Homeland Defense Minister Gilad Erdan told a university conference last fall that 30 percent of Israel was vulnerable to rocket attacks, and that a plan was under way to protect those areas.

Some Middle East observers say Israel’s existence hasn’t been so threatened since Egypt and Syria led other Arab states in the Yom Kippur War in 1973.

In recent weeks there have been “a barrage of rockets that came in from Gaza, Lebanon, Syria. There were assassination attempts during Ramadan by Israeli Arabs who killed three Israeli Jewish women, but we also know this is at the behest of Iran. Iran has been empowered by the Biden Administration,” Bachmann said on Olive Tree Ministries radio last week.
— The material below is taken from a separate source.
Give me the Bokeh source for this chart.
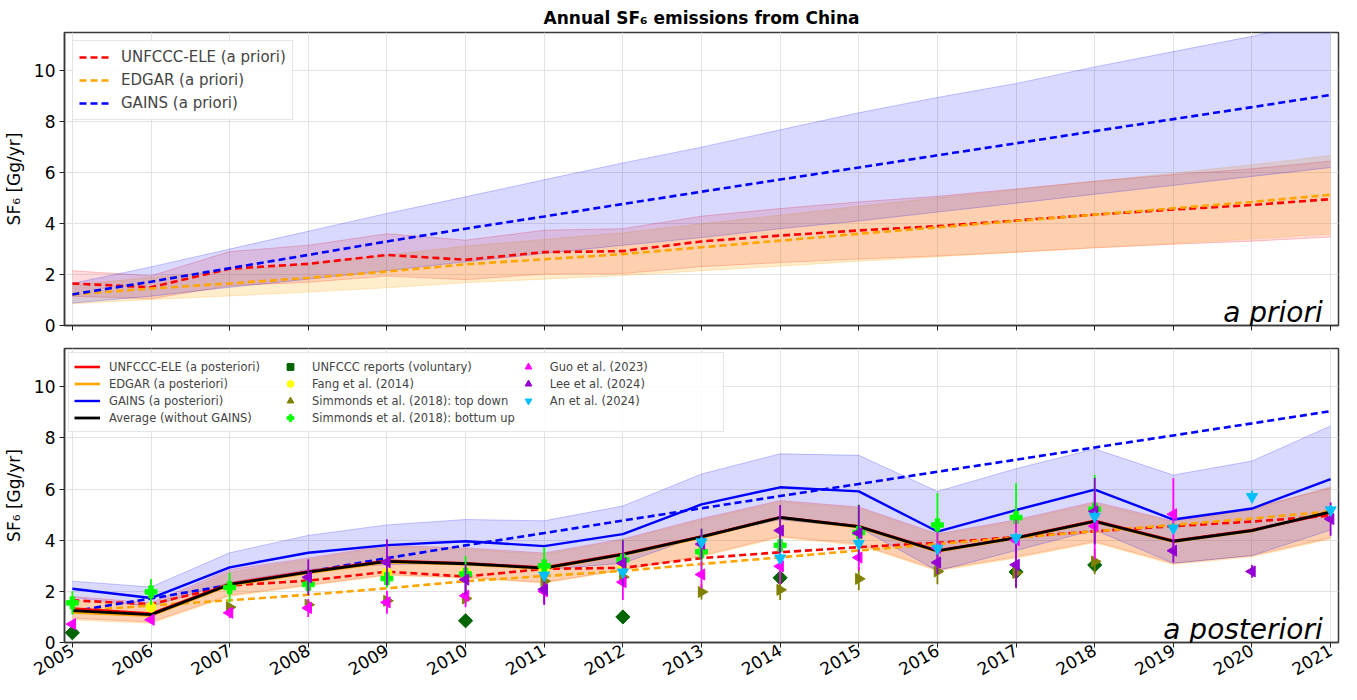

Bachmann, currently the dean of the Robertson School of Government at Regent University in Virginia Beach, was heavily involved with the U.S. intelligence community when Speaker John Boehner appointed her to the House Intelligence Committee in 2011.

U.S. funding civil unrest

She says the U.S. was working behind the scenes when more than 100,000 Israelis took to the streets in protest of Prime Minister Benjamin Netanyahu’s effort to reshape their country’s Supreme Court earlier this year.

“The Biden Administration has completely backed off, and we know now that our US State Department has actually funded in part some of these protests on the streets in Israel,” Bachmann said.

Bachmann, Michele (Regent Univ.) Bachmann

Bachmann sees Iran’s proxy war against Israel becoming more intense. Rockets pointed at the country are not there to intimidate, she said, but ultimately to overwhelm Israel’s very successful Iron Dome air defense system.

“(Iran is) working through proxies to bring about a war. We’ve already heard that part of the goal is to have so many rockets come in that the Iron Dome is completely depleted, and the Biden Administration is not Israel’s friend, which is a very unusual thing,” Bachmann said.

“From every quarter Israel is under attack," she continued. "We are on the cusp of an Iranian-led war, so the worst enemy that Israel has been telling the world is after them, and remember the Ayatollah of Iran said some eight years ago that ‘Within 25 years we will annihilate Israel. We will completely wipe that nation and the Jewish people off the map.’ They’re serious. When they say, ‘Death to America, Death to Israel,’ don’t think that the Ayatollahs aren’t serious." 

Bachmann sees Israel’s current state as fulfillment of Bible prophecy that nations will gather against it.

Faith not fear

“Who would have ever thought the United States would flee in defense of Israel? What that says is God will be there. His right arm will watch over Israel. Each of us as individuals, we hold on to faith and not fear,” Bachmann said.

Bachmann encouraged people to think about the children of Israel standing at the edge of the Red Sea with Pharoah’s army closing in to illustrate the deliverance she believes will come.

“The chariots and the horses of Pharaoh’s army come bearing down upon them," Bachmann told the radio program. "At that moment they did not know, but God spoke to their leader Moses, and he held up his arms. They watched as the Lord their God literally made a way, dry land in the middle of the sea, and He not only preserved and protected His people, He conquered their enemy by bringing the sea to collapse on the heads of Pharoah’s soldiers.”

Bachmann said her contact with young people at Regent University gives her encouragement for the future.

She points to Regent University’s new online PHD program to teach national security and world politics from a Biblical perspective.

“Our students are very hopeful. They see where America is at today, and where the world is at, and they want to be a part of the solution,” Bachmann said. “We don’t know when He’ll come, but shouldn’t the Lord find us planting trees and getting PHDs and bringing the positive solutions of the Gospel to our world? That’s what we’re doing at Regent University.”